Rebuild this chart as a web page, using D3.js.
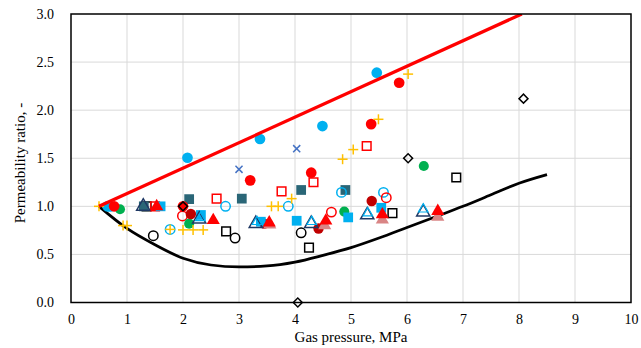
<!DOCTYPE html>
<html>
<head>
<meta charset="utf-8">
<script src="https://cdn.jsdelivr.net/npm/d3@7"></script>
<style>
  body { margin: 0; background: #fff; }
  svg { display: block; }
  .grid line { stroke: #d9d9d9; stroke-width: 1; }
</style>
</head>
<body>
<svg width="641" height="348"></svg>
<script>
const FONT = 'Liberation Serif';
const X_TICKS = [0, 1, 2, 3, 4, 5, 6, 7, 8, 9, 10];
const Y_TICKS = [0, 0.5, 1.0, 1.5, 2.0, 2.5, 3.0];

// upper bound (red) and lower bound (black) curves
const upperLine = [[0.5, 1.0], [8.05, 3.0]];
const lowerCurve = [[0.5, 1.0], [1, 0.77], [1.5, 0.6], [2, 0.46], [2.5, 0.39], [3, 0.37], [3.5, 0.38],
  [4, 0.42], [4.5, 0.49], [5, 0.57], [5.5, 0.67], [6, 0.78], [6.5, 0.89], [7, 1.0], [7.5, 1.12],
  [8, 1.24], [8.5, 1.33]];

// measured series
const blueDots = [[0.65, 1.0], [2.08, 1.505], [3.375, 1.70], [4.49, 1.835], [5.46, 2.39]];
const redDots = [[0.77, 1.0], [2.0, 1.0], [3.2, 1.27], [4.29, 1.35], [5.36, 1.855], [5.86, 2.285]];
const darkRedDots = [[2.14, 0.92], [3.45, 0.82], [4.42, 0.77], [5.37, 1.055]];
const greenDots = [[0.875, 0.97], [2.11, 0.82], [4.88, 0.945], [6.3, 1.42]];
const yellowPlus = [[0.5, 1.0], [0.93, 0.8], [1.0, 0.8], [1.77, 0.76], [2.0, 0.755], [2.18, 0.755],
  [2.36, 0.755], [3.58, 1.0], [3.7, 1.0], [3.94, 1.08], [4.85, 1.49], [5.04, 1.59], [5.49, 1.905], [6.02, 2.375]];
const blueCross = [[3.0, 1.385], [4.03, 1.60]];
const redOpenSquares = [[1.5, 1.0], [2.6, 1.08], [3.76, 1.155], [4.33, 1.25], [5.28, 1.627]];
const tealSquares = [[1.3, 1.0], [2.11, 1.075], [3.05, 1.08], [4.11, 1.17], [4.9, 1.17]];
const blackOpenSquares = [[1.35, 1.0], [2.77, 0.74], [4.25, 0.57], [5.74, 0.93], [6.88, 1.30]];
const blackOpenCircles = [[1.47, 0.695], [2.93, 0.67], [4.11, 0.725]];
const blueOpenCircles = [[0.7, 1.0], [1.77, 0.76], [2.76, 1.0], [3.88, 1.0], [4.83, 1.145], [5.58, 1.145]];
const redOpenCircles = [[1.99, 0.9], [4.65, 0.94], [5.63, 1.09]];
const blueSquares = [[1.6, 1.0], [2.32, 0.91], [3.39, 0.84], [4.03, 0.85], [4.95, 0.885], [5.54, 0.985]];
const navyTriangles = [[1.29, 1.0], [2.29, 0.865], [3.3, 0.82], [4.29, 0.82], [5.29, 0.91], [6.29, 0.94]];
const blueTriangles = [[2.31, 0.88], [3.32, 0.84], [4.3, 0.84], [5.3, 0.93], [6.29, 0.97]];
const pinkTriangles = [[3.55, 0.81], [4.53, 0.80], [5.56, 0.86], [6.55, 0.89]];
const redTriangles = [[1.53, 1.0], [2.54, 0.855], [3.54, 0.83], [4.55, 0.85], [5.56, 0.915], [6.55, 0.95]];
const blackDiamonds = [[2.0, 1.0], [4.05, 0.0], [6.02, 1.5], [8.08, 2.12]];

const margin = { left: 71, right: 10, top: 14, bottom: 45.5 };
const width = 641, height = 348;

const svg = d3.select('svg');
const x = d3.scaleLinear().domain([0, 10]).range([margin.left, width - margin.right]);
const y = d3.scaleLinear().domain([0, 3]).range([height - margin.bottom, margin.top]);

// grid
svg.append('g').attr('class', 'grid')
  .selectAll('line').data(X_TICKS.slice(1, -1)).join('line')
    .attr('x1', d => x(d)).attr('x2', d => x(d))
    .attr('y1', y(0)).attr('y2', y(3));
svg.append('g').attr('class', 'grid')
  .selectAll('line').data(Y_TICKS.slice(1, -1)).join('line')
    .attr('x1', x(0)).attr('x2', x(10))
    .attr('y1', d => y(d)).attr('y2', d => y(d));

// axes (labels only, frame drawn below)
const xAxis = svg.append('g')
  .attr('transform', `translate(0,${y(0)})`)
  .call(d3.axisBottom(x).tickValues(X_TICKS).tickSize(0).tickPadding(12).tickFormat(d3.format('d')));
const yAxis = svg.append('g')
  .attr('transform', `translate(${x(0)},0)`)
  .call(d3.axisLeft(y).tickValues(Y_TICKS).tickSize(0).tickPadding(17).tickFormat(d3.format('.1f')));
[xAxis, yAxis].forEach(a => {
  a.attr('font-family', FONT).attr('font-size', 14);
  a.select('.domain').remove();
  a.selectAll('text').attr('font-family', FONT).attr('fill', '#000');
});

svg.append('text')
  .attr('x', x(5)).attr('y', 342)
  .attr('text-anchor', 'middle').attr('font-size', 15).attr('font-family', FONT)
  .text('Gas pressure, MPa');
svg.append('text')
  .attr('transform', `translate(25,${y(1.45)}) rotate(-90)`)
  .attr('text-anchor', 'middle').attr('font-size', 15).attr('font-family', FONT)
  .text('Permeability ratio, -');

const plot = svg.append('g');
plot.append('clipPath').attr('id', 'clip')
  .append('rect').attr('x', x(0)).attr('y', y(3)).attr('width', x(10) - x(0)).attr('height', y(0) - y(3));

const line = d3.line().x(d => x(d[0])).y(d => y(d[1]));
const curve = d3.line().curve(d3.curveMonotoneX).x(d => x(d[0])).y(d => y(d[1]));

plot.append('path').datum(lowerCurve)
  .attr('d', curve).attr('fill', 'none').attr('stroke', '#000').attr('stroke-width', 2.75);

// markers
function drawSeries(data, type, color, size, filled, opts = {}) {
  const sym = d3.symbol().type(type).size(size);
  plot.append('g').selectAll('path').data(data).join('path')
    .attr('transform', d => `translate(${x(d[0])},${y(d[1])})` + (opts.rotate ? ` rotate(${opts.rotate})` : ''))
    .attr('d', sym)
    .attr('fill', filled ? color : 'none')
    .attr('stroke', filled ? 'none' : color)
    .attr('stroke-width', opts.sw || 1.5);
}

// thin crosses drawn as two strokes
function drawPlus(data, color, half, rotate) {
  const g = plot.append('g');
  data.forEach(d => {
    const t = g.append('g').attr('transform', `translate(${x(d[0])},${y(d[1])}) rotate(${rotate})`);
    t.append('line').attr('x1', -half).attr('x2', half).attr('stroke', color).attr('stroke-width', 1.5);
    t.append('line').attr('y1', -half).attr('y2', half).attr('stroke', color).attr('stroke-width', 1.5);
  });
}

drawSeries(blackOpenCircles, d3.symbolCircle, '#000', 70, false);
drawSeries(blackOpenSquares, d3.symbolSquare, '#000', 75, false);
drawSeries(tealSquares, d3.symbolSquare, '#2a6677', 95, true);
drawSeries(redOpenSquares, d3.symbolSquare, '#ff0000', 75, false);
drawSeries(blueOpenCircles, d3.symbolCircle, '#00b0f0', 70, false);
drawSeries(redOpenCircles, d3.symbolCircle, '#ff0000', 70, false);
drawSeries(greenDots, d3.symbolCircle, '#00b050', 80, true);
drawSeries(darkRedDots, d3.symbolCircle, '#c00000', 85, true);
drawSeries(blueSquares, d3.symbolSquare, '#00b0f0', 95, true);
drawSeries(pinkTriangles, d3.symbolTriangle, '#d98585', 75, true);
drawSeries(navyTriangles, d3.symbolTriangle, '#1f3864', 75, false);
drawSeries(blueTriangles, d3.symbolTriangle, '#00b0f0', 40, false, { sw: 1.2 });
drawSeries(redTriangles, d3.symbolTriangle, '#ff0000', 75, true);
drawSeries(blueDots, d3.symbolCircle, '#00b0f0', 90, true);
drawSeries(redDots, d3.symbolCircle, '#ff0000', 90, true);
drawPlus(blueCross, '#4472c4', 5, 45);
drawPlus(yellowPlus, '#ffc000', 5, 0);
drawSeries(blackDiamonds, d3.symbolSquare, '#000', 40, false, { rotate: 45 });

plot.append('path').datum(upperLine)
  .attr('clip-path', 'url(#clip)')
  .attr('d', line).attr('fill', 'none').attr('stroke', '#ff0000').attr('stroke-width', 3.25);

// frame
svg.append('rect')
  .attr('x', x(0)).attr('y', y(3)).attr('width', x(10) - x(0)).attr('height', y(0) - y(3))
  .attr('fill', 'none').attr('stroke', '#000').attr('stroke-width', 1.5);
</script>
</body>
</html>
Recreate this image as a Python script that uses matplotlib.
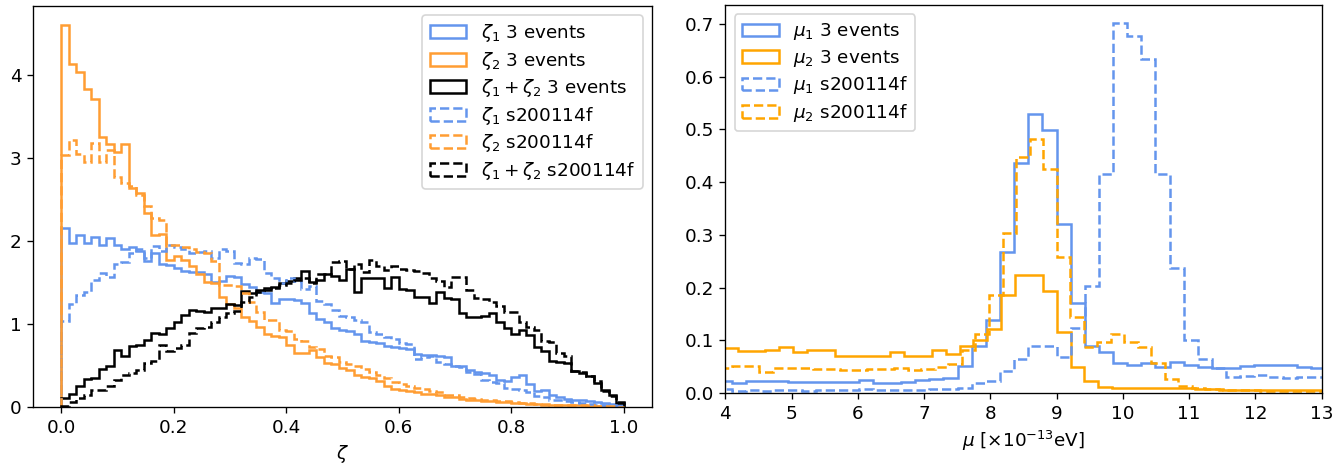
# -*- coding: utf-8 -*-
import matplotlib
matplotlib.use("Agg")
import matplotlib.pyplot as plt
import numpy as np

# ---- left panel: zeta posteriors, 75 bins on [0, 1] ----
zeta_range = (0.0, 1.0)
zeta_nbins = 75

zeta1_3ev = [2.16, 1.98, 2.08, 1.98, 2.05, 1.95, 2.04, 1.95, 1.90, 1.93, 1.88, 1.76, 1.86, 1.72, 1.71, 1.68, 1.64, 1.63,
             1.63, 1.60, 1.51, 1.52, 1.58, 1.57, 1.48, 1.45, 1.39, 1.38, 1.26, 1.30, 1.30, 1.29, 1.25, 1.13, 1.06, 1.03, 0.95,
             0.93, 0.92, 0.88, 0.80, 0.78, 0.77, 0.74, 0.72, 0.71, 0.70, 0.64, 0.63, 0.63, 0.62, 0.60, 0.50, 0.49, 0.45, 0.42, 0.41,
             0.38, 0.33, 0.31, 0.36, 0.38, 0.28, 0.19, 0.20, 0.14, 0.12, 0.10, 0.09, 0.08, 0.07, 0.06, 0.05, 0.04, 0.02]
zeta2_3ev = [4.61, 4.14, 4.04, 3.84, 3.71, 3.26, 3.17, 3.07, 3.17, 2.64, 2.58, 2.34, 2.08, 2.09, 1.77, 1.82, 1.77, 1.70,
             1.61, 1.51, 1.50, 1.33, 1.24, 1.20, 1.09, 1.04, 0.96, 0.88, 0.86, 0.84, 0.75, 0.65, 0.65, 0.69, 0.60, 0.53, 0.52,
             0.47, 0.45, 0.38, 0.36, 0.35, 0.31, 0.25, 0.22, 0.21, 0.19, 0.18, 0.16, 0.16, 0.14, 0.12, 0.12, 0.10, 0.09, 0.08, 0.07,
             0.07, 0.06, 0.06, 0.05, 0.05, 0.04, 0.04, 0.03, 0.03, 0.03, 0.02, 0.02, 0.02, 0.01, 0.01, 0.01, 0.005, 0.003]
zetasum_3ev = [0.11, 0.16, 0.25, 0.34, 0.35, 0.46, 0.50, 0.69, 0.61, 0.73, 0.75, 0.81, 0.89, 0.88, 0.95, 1.03, 1.11, 1.17,
               1.16, 1.15, 1.19, 1.20, 1.24, 1.23, 1.40, 1.38, 1.41, 1.43, 1.45, 1.50, 1.52, 1.55, 1.64, 1.51, 1.53, 1.61, 1.58,
               1.53, 1.67, 1.39, 1.55, 1.55, 1.55, 1.44, 1.57, 1.42, 1.41, 1.33, 1.33, 1.25, 1.39, 1.31, 1.30, 1.13, 1.08, 1.08,
               1.10, 1.13, 1.02, 0.95, 0.88, 0.93, 0.87, 0.72, 0.67, 0.55, 0.54, 0.53, 0.43, 0.41, 0.37, 0.29, 0.20, 0.14, 0.05]
zeta1_s200114f = [1.04, 1.24, 1.35, 1.39, 1.53, 1.62, 1.57, 1.73, 1.75, 1.86, 1.91, 1.80, 1.94, 1.88, 1.95, 1.93, 1.90, 1.86,
                  1.87, 1.88, 1.80, 1.90, 1.88, 1.74, 1.72, 1.80, 1.79, 1.62, 1.55, 1.50, 1.56, 1.52, 1.42, 1.46, 1.28, 1.24, 1.17,
                  1.10, 1.08, 1.05, 1.02, 0.90, 0.88, 0.85, 0.82, 0.77, 0.76, 0.58, 0.60, 0.62, 0.54, 0.52, 0.49, 0.48, 0.42, 0.40, 0.32,
                  0.30, 0.29, 0.23, 0.22, 0.20, 0.18, 0.13, 0.12, 0.09, 0.08, 0.07, 0.06, 0.05, 0.04, 0.03, 0.03, 0.02, 0.01]
zeta2_s200114f = [3.04, 3.22, 3.05, 2.96, 3.19, 2.95, 3.10, 2.78, 2.70, 2.66, 2.56, 2.42, 2.28, 2.26, 1.96, 1.95, 1.93, 1.90,
                  1.87, 1.86, 1.76, 1.47, 1.47, 1.46, 1.37, 1.27, 1.15, 1.05, 1.05, 0.93, 0.92, 0.82, 0.80, 0.72, 0.70, 0.61, 0.60,
                  0.54, 0.52, 0.50, 0.46, 0.42, 0.38, 0.35, 0.30, 0.28, 0.25, 0.23, 0.22, 0.19, 0.18, 0.15, 0.14, 0.12, 0.11, 0.10, 0.09,
                  0.08, 0.07, 0.07, 0.06, 0.05, 0.05, 0.04, 0.04, 0.03, 0.03, 0.03, 0.02, 0.02, 0.02, 0.01, 0.01, 0.01, 0.005]
zetasum_s200114f = [0.01, 0.06, 0.11, 0.15, 0.20, 0.20, 0.25, 0.33, 0.38, 0.41, 0.45, 0.53, 0.55, 0.75, 0.67, 0.71, 0.75, 0.89,
                    0.95, 0.97, 1.03, 1.08, 1.13, 1.16, 1.27, 1.33, 1.39, 1.41, 1.44, 1.47, 1.50, 1.53, 1.55, 1.49, 1.61, 1.60, 1.75,
                    1.76, 1.67, 1.72, 1.63, 1.77, 1.70, 1.65, 1.70, 1.66, 1.65, 1.64, 1.62, 1.55, 1.52, 1.45, 1.57, 1.57, 1.41, 1.31,
                    1.30, 1.27, 1.22, 1.15, 1.14, 1.03, 0.97, 0.93, 0.80, 0.79, 0.65, 0.61, 0.43, 0.42, 0.37, 0.31, 0.19, 0.13, 0.06]

# ---- right panel: mu posteriors, each histogram has its own binning ----
mu1_range, mu1_nbins = (3.88, 13.05), 43
mu2_3ev_range, mu2_3ev_nbins = (3.977, 13.186), 44
mu2_s2_range, mu2_s2_nbins = (3.895, 13.084), 45

mu1_3ev = [0.023, 0.019, 0.022, 0.022, 0.022, 0.021, 0.020, 0.020, 0.021, 0.021, 0.025, 0.018, 0.019, 0.020,
           0.025, 0.026, 0.028, 0.051, 0.090, 0.138, 0.267,
           0.437, 0.530, 0.498, 0.321, 0.170, 0.090, 0.077, 0.057, 0.053, 0.057, 0.050, 0.058, 0.053, 0.050, 0.048,
           0.047, 0.052, 0.054, 0.054, 0.054, 0.050, 0.048]
mu1_s200114f = [0.007, 0.004, 0.005, 0.004, 0.005, 0.005, 0.004, 0.005, 0.005, 0.006, 0.007, 0.005, 0.005, 0.006, 0.006, 0.007,
                0.007, 0.009, 0.018, 0.023, 0.042, 0.064, 0.089, 0.089, 0.069, 0.123, 0.202, 0.416,
                0.701, 0.677, 0.634, 0.415, 0.237, 0.100, 0.064, 0.048, 0.031, 0.032, 0.034, 0.031, 0.028, 0.030, 0.031]
mu2_3ev = [0.085, 0.080, 0.080, 0.081, 0.087, 0.077, 0.081, 0.082, 0.071, 0.071, 0.071, 0.071, 0.077, 0.071, 0.071, 0.081, 0.074,
           0.090, 0.100, 0.121, 0.186, 0.223, 0.224, 0.193, 0.116, 0.050, 0.022, 0.012,
           0.009, 0.009, 0.009, 0.009, 0.010, 0.009, 0.008, 0.007, 0.006, 0.005, 0.005, 0.005, 0.006, 0.006, 0.005, 0.006]
mu2_s200114f = [0.047, 0.051, 0.051, 0.039, 0.047, 0.047, 0.047, 0.046, 0.045, 0.043, 0.044, 0.045, 0.045, 0.047, 0.044, 0.046, 0.049,
                0.055, 0.082, 0.111, 0.186, 0.304, 0.447, 0.481, 0.424, 0.258, 0.145, 0.088, 0.097, 0.111, 0.096, 0.088, 0.056,
                0.027, 0.014,
                0.009, 0.007, 0.006, 0.005, 0.005, 0.004, 0.004, 0.004, 0.004, 0.004]

mu_ticks = [4, 5, 6, 7, 8, 9, 10, 11, 12, 13]

BLUE = "cornflowerblue"
ORANGE_L = "#ff9d33"
ORANGE_R = "orange"

plt.rcParams["font.size"] = 11
plt.rcParams["legend.labelspacing"] = 0.3


def step_hist(ax, values, rng, nbins, **kw):
    # pre-binned values -> step histogram (keeps the rectangle legend handles)
    edges = np.linspace(rng[0], rng[1], nbins + 1)
    centers = 0.5 * (edges[:-1] + edges[1:])
    ax.hist(centers, bins=edges, weights=values, histtype="step", linewidth=1.5, **kw)


DPI = 120
fig = plt.figure(figsize=(1343 / DPI, 466 / DPI), dpi=DPI)
ax1 = fig.add_axes([0.0248, 0.1266, 0.4605, 0.8612])
ax2 = fig.add_axes([0.5401, 0.1567, 0.4440, 0.8326])

step_hist(ax1, zeta1_3ev, zeta_range, zeta_nbins, color=BLUE, label=r"$\zeta_1$ 3 events")
step_hist(ax1, zeta2_3ev, zeta_range, zeta_nbins, color=ORANGE_L, label=r"$\zeta_2$ 3 events")
step_hist(ax1, zetasum_3ev, zeta_range, zeta_nbins, color="black", label=r"$\zeta_1+\zeta_2$ 3 events")
step_hist(ax1, zeta1_s200114f, zeta_range, zeta_nbins, color=BLUE, linestyle="--", label=r"$\zeta_1$ s200114f")
step_hist(ax1, zeta2_s200114f, zeta_range, zeta_nbins, color=ORANGE_L, linestyle="--", label=r"$\zeta_2$ s200114f")
step_hist(ax1, zetasum_s200114f, zeta_range, zeta_nbins, color="black", linestyle="--",
          label=r"$\zeta_1+\zeta_2$ s200114f")
ax1.set_xlabel(r"$\zeta$")
ax1.legend(loc="upper right")

step_hist(ax2, mu1_3ev, mu1_range, mu1_nbins, color=BLUE, label=r"$\mu_1$ 3 events")
step_hist(ax2, mu2_3ev, mu2_3ev_range, mu2_3ev_nbins, color=ORANGE_R, label=r"$\mu_2$ 3 events")
step_hist(ax2, mu1_s200114f, mu1_range, mu1_nbins, color=BLUE, linestyle="--", label=r"$\mu_1$ s200114f")
step_hist(ax2, mu2_s200114f, mu2_s2_range, mu2_s2_nbins, color=ORANGE_R, linestyle="--", label=r"$\mu_2$ s200114f")
ax2.set_xlim(4, 13)
ax2.set_xticks(mu_ticks)
ax2.set_xlabel(r"$\mu$ [$\times10^{-13}$eV]")
ax2.legend(loc="upper left")

fig.savefig("out.png", dpi=DPI)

» PROBLEM TO WORK ON
Your first line is the one with "Recreate this image", and your last is the one with "zeta_nbins = 75". Copy those and every line between them exactly, without any pictures.

» SOLUTION TO THE EXERCISE
Recreate this image as a Python script that uses matplotlib.
# -*- coding: utf-8 -*-
import matplotlib
matplotlib.use("Agg")
import matplotlib.pyplot as plt
import numpy as np

# ---- left panel: zeta posteriors, 75 bins on [0, 1] ----
zeta_range = (0.0, 1.0)
zeta_nbins = 75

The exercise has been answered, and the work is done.